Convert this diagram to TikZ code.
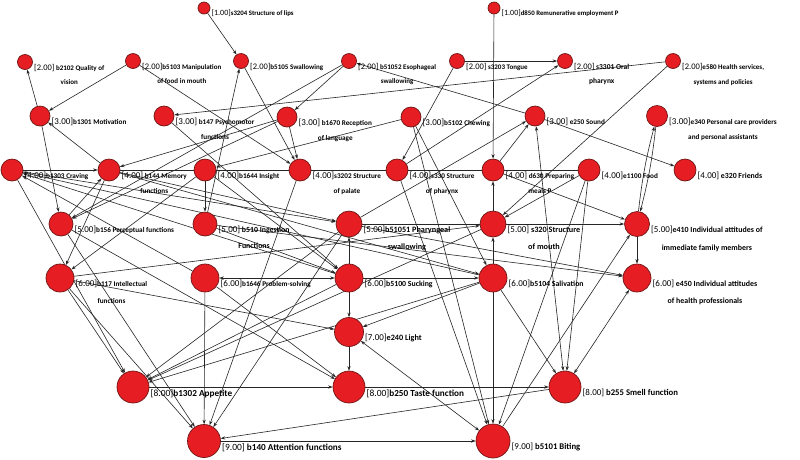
\documentclass[tikz,border=0pt]{standalone}
\usepackage{fontspec}
\setmainfont{Carlito}
\usetikzlibrary{arrows.meta,backgrounds,calc}
\definecolor{nodered}{RGB}{230,30,36}
\definecolor{noderim}{RGB}{110,20,20}
\tikzset{
 circ/.style={circle, fill=nodered, draw=noderim, line width=0.7pt, inner sep=0pt},
 lab/.style={anchor=north west, inner sep=0.5pt, align=center, text=black},
 edge/.style={line width=0.6pt, draw=black!85, -{Stealth[length=4.5pt,width=3.2pt]}},
 dedge/.style={line width=0.6pt, draw=black!85, {Stealth[length=4.5pt,width=3.2pt]}-{Stealth[length=4.5pt,width=3.2pt]}},
 pedge/.style={line width=0.6pt, draw=black!85},
}
\newcommand\nd[9]{%
 \node[circ, minimum size=#4pt] (#1) at (#2,#3) {};
 \node[lab, font=\fontsize{#5}{#7}\selectfont\bfseries] (#1l) at (#2+#4/2+1,#3+1.5) {{\fontsize{#6}{#7}\selectfont\mdseries[#8]}#9};}
\begin{document}
\begin{tikzpicture}[x=1pt,y=-1pt]
\useasboundingbox (0,0) rectangle (800,459);
% level 1
\nd{s3204}{204}{8}{12}{6.8}{8}{12}{1.00}{s3204 Structure of lips}
\nd{d850}{494}{8}{12}{6.8}{8}{12}{1.00}{d850 Remunerative employment P}
% level 2
\nd{b2102}{25}{62}{15}{7}{8.5}{14}{2.00}{ b2102 Quality of\\vision}
\nd{b5103}{133}{61}{15}{7}{8.5}{14}{2.00}{b5103 Manipulation\\of food in mouth}
\nd{b5105}{241}{61}{15}{7}{8.5}{14}{2.00}{b5105 Swallowing}
\nd{b51052}{349}{61}{15}{7}{8.5}{14}{2.00}{ b51052 Esophageal\\swallowing}
\nd{s3203}{457}{61}{15}{7}{8.5}{14}{2.00}{ s3203 Tongue}
\nd{s3301}{565}{61}{15}{7.5}{8.5}{14}{2.00}{ s3301 Oral\\pharynx}
\nd{e580}{673}{61}{15}{7}{8.5}{15}{2.00}{e580 Health services,\\systems and policies}
% level 3
\nd{b1301}{40}{116}{20}{7.2}{9}{15}{3.00}{b1301 Motivation}
\nd{b147}{164}{116}{20}{7.2}{9}{15}{3.00}{ b147 Psychomotor\\functions}
\nd{b1670}{287}{117}{20}{7.2}{9}{15}{3.00}{ b1670 Reception\\of language}
\nd{b5102}{411}{117}{20}{7.2}{9}{15}{3.00}{b5102 Chewing}
\nd{e250}{535}{116}{20}{7.2}{9}{15}{3.00}{ e250 Sound}
\nd{e340}{657}{116}{21}{7.2}{9}{15}{3.00}{e340 Personal care providers\\and personal assistants}
% level 4
\nd{b1303}{12}{170}{22}{7.2}{9}{15}{4.00}{b1303 Craving}
\nd{b144}{109}{170}{22}{7.2}{9}{15}{4.00}{ b144 Memory\\functions}
\nd{b1644}{205}{170}{22}{7.2}{9}{15}{4.00}{b1644 Insight}
\nd{s3202}{300}{170}{22}{7.2}{9}{15}{4.00}{s3202 Structure\\of palate}
\nd{s330}{397}{170}{22}{7.2}{9}{15}{4.00}{s330 Structure\\of pharynx}
\nd{d630}{493}{170}{22}{7.2}{9}{15}{4.00}{ d630 Preparing\\meals P}
\nd{e1100}{589}{170}{22}{7.2}{9}{15}{4.00}{e1100 Food}
\nd{e320}{685}{170}{22}{7.8}{9}{15}{4.00}{ e320 Friends}
% level 5
\nd{b156}{61}{224}{24}{7.2}{9}{16}{5.00}{b156 Perceptual functions}
\nd{b510}{205}{224}{24}{7.8}{9}{16}{5.00}{ b510 Ingestion\\Functions}
\nd{b51051}{349}{224}{26}{8.2}{9}{17}{5.00}{b51051 Pharyngeal\\swallowing}
\nd{s320}{493}{224}{26}{8.2}{9}{17}{5.00}{ s320 Structure\\of mouth}
\nd{e410}{637}{224}{25}{7.9}{9}{18}{5.00}{e410 Individual attitudes of\\immediate family members}
% level 6
\nd{b117}{60}{278}{28}{7.2}{9}{17}{6.00}{b117 Intellectual\\functions}
\nd{b1646}{205}{278}{28}{7.2}{9}{17}{6.00}{b1646 Problem-solving}
\nd{b5100}{349}{278}{28}{7.8}{9}{17}{6.00}{b5100 Sucking}
\nd{b5104}{493}{278}{28}{7.8}{9}{17}{6.00}{b5104 Salivation}
\nd{e450}{637}{278}{28}{7.9}{9}{17}{6.00}{ e450 Individual attitudes\\of health professionals}
% level 7
\nd{e240}{349}{332}{29}{8.2}{9}{17}{7.00}{e240 Light}
% level 8
\nd{b1302}{133}{387}{32}{9.2}{9.5}{17}{8.00}{b1302 Appetite}
\nd{b250}{349}{387}{32}{9.2}{9.5}{17}{8.00}{b250 Taste function}
\nd{b255}{565}{387}{32}{8.7}{9}{17}{8.00}{ b255 Smell function}
% level 9
\nd{b140}{204}{441}{33}{9.2}{9.5}{17}{9.00}{ b140 Attention functions}
\nd{b5101}{493}{441}{34}{8.7}{9}{17}{9.00}{ b5101 Biting}
\begin{scope}[on background layer]
\fill[white] (0,0) rectangle (800,459);
\foreach \a/\b in {s3204/b5105, d850/d630, b1301/b2102, b5103/b1301, b5103/s3202, b5105/s3202,
  b510/b5105, b51052/b1670, e250/b51052, s3203/s3301, s330/s3301, e580/b147, e580/s320,
  b144/b1301, b1301/b156, e250/e320, b1670/b156, b1670/b144, b1670/s3202, b147/b5100,
  b5102/b1644, b156/b144, b144/b117, b1644/b117, b1644/b510, b5102/b5104, b5102/b5101,
  b51051/e250, d630/e250, b1303/b144, d630/e410, s320/e410, s320/d630, b5104/s320,
  e1100/s320, e1100/b255, e1100/b5101, s330/b5101, b5101/e410, e410/e450, b51051/e450,
  b510/e450, b5100/b51051, b5100/e240, b5100/b5104, b117/s320, b117/e240,
  b117/b1302, b117/b140, b156/b140, b1646/b140, b1646/b1303, b5100/b1303, b5104/b1303,
  b1303/b1302, b51051/b1302, b5100/b1302, s320/b1302, b5104/b1302, b51051/b140,
  s3202/b140, b255/b140, b140/b5101, b1302/b250, b250/b255, e240/b250, b5104/e240,
  b5104/b5101, b5104/b255, b156/b250, b1646/b250, b144/b5104, b1303/b51051, b144/b51051,
  b510/b5100, b1644/b5100, s3203/s330, b51052/b156}
  \draw[edge] (\a) -- (\b);
\foreach \a/\b in {e250/b255, e450/b255, e240/b5101, b1646/b5100}
  \draw[dedge] (\a) -- (\b);
\foreach \a/\b in {b144/b1644, b1644/s3202, s3202/s330, s330/d630, d630/e1100, b51051/s320}
  \draw[pedge] (\a) -- (\b);
\draw[edge] (e340) to[bend left=4] (e410);
\draw[edge] (e410) to[bend left=4] (e340);
\end{scope}
\end{tikzpicture}
\end{document}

- Directions
Repeat verbatim all the material, but not the pictures.

- Completed exercise
Convert this diagram to TikZ code.
\documentclass[tikz,border=0pt]{standalone}
\usepackage{fontspec}
\setmainfont{Carlito}
\usetikzlibrary{arrows.meta,backgrounds,calc}
\definecolor{nodered}{RGB}{230,30,36}
\definecolor{noderim}{RGB}{110,20,20}
\tikzset{
 circ/.style={circle, fill=nodered, draw=noderim, line width=0.7pt, inner sep=0pt},
 lab/.style={anchor=north west, inner sep=0.5pt, align=center, text=black},
 edge/.style={line width=0.6pt, draw=black!85, -{Stealth[length=4.5pt,width=3.2pt]}},
 dedge/.style={line width=0.6pt, draw=black!85, {Stealth[length=4.5pt,width=3.2pt]}-{Stealth[length=4.5pt,width=3.2pt]}},
 pedge/.style={line width=0.6pt, draw=black!85},
}
\newcommand\nd[9]{%
 \node[circ, minimum size=#4pt] (#1) at (#2,#3) {};
 \node[lab, font=\fontsize{#5}{#7}\selectfont\bfseries] (#1l) at (#2+#4/2+1,#3+1.5) {{\fontsize{#6}{#7}\selectfont\mdseries[#8]}#9};}
\begin{document}
\begin{tikzpicture}[x=1pt,y=-1pt]
\useasboundingbox (0,0) rectangle (800,459);
% level 1
\nd{s3204}{204}{8}{12}{6.8}{8}{12}{1.00}{s3204 Structure of lips}
\nd{d850}{494}{8}{12}{6.8}{8}{12}{1.00}{d850 Remunerative employment P}
% level 2
\nd{b2102}{25}{62}{15}{7}{8.5}{14}{2.00}{ b2102 Quality of\\vision}
\nd{b5103}{133}{61}{15}{7}{8.5}{14}{2.00}{b5103 Manipulation\\of food in mouth}
\nd{b5105}{241}{61}{15}{7}{8.5}{14}{2.00}{b5105 Swallowing}
\nd{b51052}{349}{61}{15}{7}{8.5}{14}{2.00}{ b51052 Esophageal\\swallowing}
\nd{s3203}{457}{61}{15}{7}{8.5}{14}{2.00}{ s3203 Tongue}
\nd{s3301}{565}{61}{15}{7.5}{8.5}{14}{2.00}{ s3301 Oral\\pharynx}
\nd{e580}{673}{61}{15}{7}{8.5}{15}{2.00}{e580 Health services,\\systems and policies}
% level 3
\nd{b1301}{40}{116}{20}{7.2}{9}{15}{3.00}{b1301 Motivation}
\nd{b147}{164}{116}{20}{7.2}{9}{15}{3.00}{ b147 Psychomotor\\functions}
\nd{b1670}{287}{117}{20}{7.2}{9}{15}{3.00}{ b1670 Reception\\of language}
\nd{b5102}{411}{117}{20}{7.2}{9}{15}{3.00}{b5102 Chewing}
\nd{e250}{535}{116}{20}{7.2}{9}{15}{3.00}{ e250 Sound}
\nd{e340}{657}{116}{21}{7.2}{9}{15}{3.00}{e340 Personal care providers\\and personal assistants}
% level 4
\nd{b1303}{12}{170}{22}{7.2}{9}{15}{4.00}{b1303 Craving}
\nd{b144}{109}{170}{22}{7.2}{9}{15}{4.00}{ b144 Memory\\functions}
\nd{b1644}{205}{170}{22}{7.2}{9}{15}{4.00}{b1644 Insight}
\nd{s3202}{300}{170}{22}{7.2}{9}{15}{4.00}{s3202 Structure\\of palate}
\nd{s330}{397}{170}{22}{7.2}{9}{15}{4.00}{s330 Structure\\of pharynx}
\nd{d630}{493}{170}{22}{7.2}{9}{15}{4.00}{ d630 Preparing\\meals P}
\nd{e1100}{589}{170}{22}{7.2}{9}{15}{4.00}{e1100 Food}
\nd{e320}{685}{170}{22}{7.8}{9}{15}{4.00}{ e320 Friends}
% level 5
\nd{b156}{61}{224}{24}{7.2}{9}{16}{5.00}{b156 Perceptual functions}
\nd{b510}{205}{224}{24}{7.8}{9}{16}{5.00}{ b510 Ingestion\\Functions}
\nd{b51051}{349}{224}{26}{8.2}{9}{17}{5.00}{b51051 Pharyngeal\\swallowing}
\nd{s320}{493}{224}{26}{8.2}{9}{17}{5.00}{ s320 Structure\\of mouth}
\nd{e410}{637}{224}{25}{7.9}{9}{18}{5.00}{e410 Individual attitudes of\\immediate family members}
% level 6
\nd{b117}{60}{278}{28}{7.2}{9}{17}{6.00}{b117 Intellectual\\functions}
\nd{b1646}{205}{278}{28}{7.2}{9}{17}{6.00}{b1646 Problem-solving}
\nd{b5100}{349}{278}{28}{7.8}{9}{17}{6.00}{b5100 Sucking}
\nd{b5104}{493}{278}{28}{7.8}{9}{17}{6.00}{b5104 Salivation}
\nd{e450}{637}{278}{28}{7.9}{9}{17}{6.00}{ e450 Individual attitudes\\of health professionals}
% level 7
\nd{e240}{349}{332}{29}{8.2}{9}{17}{7.00}{e240 Light}
% level 8
\nd{b1302}{133}{387}{32}{9.2}{9.5}{17}{8.00}{b1302 Appetite}
\nd{b250}{349}{387}{32}{9.2}{9.5}{17}{8.00}{b250 Taste function}
\nd{b255}{565}{387}{32}{8.7}{9}{17}{8.00}{ b255 Smell function}
% level 9
\nd{b140}{204}{441}{33}{9.2}{9.5}{17}{9.00}{ b140 Attention functions}
\nd{b5101}{493}{441}{34}{8.7}{9}{17}{9.00}{ b5101 Biting}
\begin{scope}[on background layer]
\fill[white] (0,0) rectangle (800,459);
\foreach \a/\b in {s3204/b5105, d850/d630, b1301/b2102, b5103/b1301, b5103/s3202, b5105/s3202,
  b510/b5105, b51052/b1670, e250/b51052, s3203/s3301, s330/s3301, e580/b147, e580/s320,
  b144/b1301, b1301/b156, e250/e320, b1670/b156, b1670/b144, b1670/s3202, b147/b5100,
  b5102/b1644, b156/b144, b144/b117, b1644/b117, b1644/b510, b5102/b5104, b5102/b5101,
  b51051/e250, d630/e250, b1303/b144, d630/e410, s320/e410, s320/d630, b5104/s320,
  e1100/s320, e1100/b255, e1100/b5101, s330/b5101, b5101/e410, e410/e450, b51051/e450,
  b510/e450, b5100/b51051, b5100/e240, b5100/b5104, b117/s320, b117/e240,
  b117/b1302, b117/b140, b156/b140, b1646/b140, b1646/b1303, b5100/b1303, b5104/b1303,
  b1303/b1302, b51051/b1302, b5100/b1302, s320/b1302, b5104/b1302, b51051/b140,
  s3202/b140, b255/b140, b140/b5101, b1302/b250, b250/b255, e240/b250, b5104/e240,
  b5104/b5101, b5104/b255, b156/b250, b1646/b250, b144/b5104, b1303/b51051, b144/b51051,
  b510/b5100, b1644/b5100, s3203/s330, b51052/b156}
  \draw[edge] (\a) -- (\b);
\foreach \a/\b in {e250/b255, e450/b255, e240/b5101, b1646/b5100}
  \draw[dedge] (\a) -- (\b);
\foreach \a/\b in {b144/b1644, b1644/s3202, s3202/s330, s330/d630, d630/e1100, b51051/s320}
  \draw[pedge] (\a) -- (\b);
\draw[edge] (e340) to[bend left=4] (e410);
\draw[edge] (e410) to[bend left=4] (e340);
\end{scope}
\end{tikzpicture}
\end{document}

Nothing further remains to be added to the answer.